Mete Atatüre (born 19 February 1975) is a Turkish physicist working on experimental solid-state quantum optics, in particular on the optical control of spin-photon coupling for quantum networks as well as investigation of many-body physics in atomically-thin heterostructures, with the aim of developing new materials and devices for quantum sensing applications.

He currently leads the Quantum Optical Materials and Systems (QOMS) group at the University of Cambridge, with about 30 PhD students and research staff. He is also a co-founder and CSO of the spin-out Nu Quantum Ltd.

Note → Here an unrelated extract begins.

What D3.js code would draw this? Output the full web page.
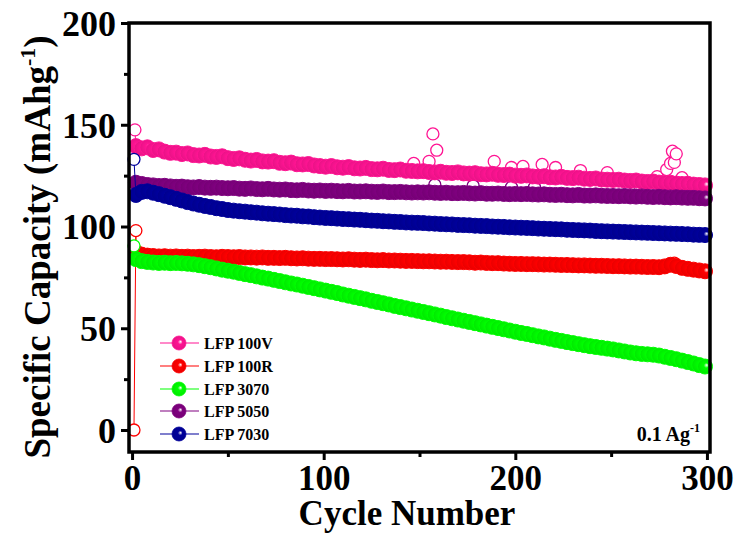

Since October 2023, he has been the Head of the Cavendish Laboratory.

== Biography ==

Atatüre was born in Kayseri in 1975 and completed his secondary education at the Gazi Anatolian High School in Ankara in 1992 before obtaining a Bachelor of Science degree in 1996 from the Bilkent University, one of the top institutions in the country. He did his PhD at the Boston University in the United States in the Quantum Imaging Laboratory in 2002. He then moved to become a postdoctoral researcher in the Quantum Photonics Group of Ataç İmamoğlu at ETH Zurich in Switzerland where he received his Venia legendi for conducting long-lasting work on the full control of semiconductor quantum dots, including their positioning for cavity QED, the first demonstration of all-optical spin initialization and the first observation of the Faraday effect for a single spin. He joined the Cavendish Laboratory in June 2007 as a University Lecturer and Fellow of St John's College and was subsequently promoted to Reader (2011) and full-professorship (2015) before becoming the head of the Cavendish Laboratory (2023).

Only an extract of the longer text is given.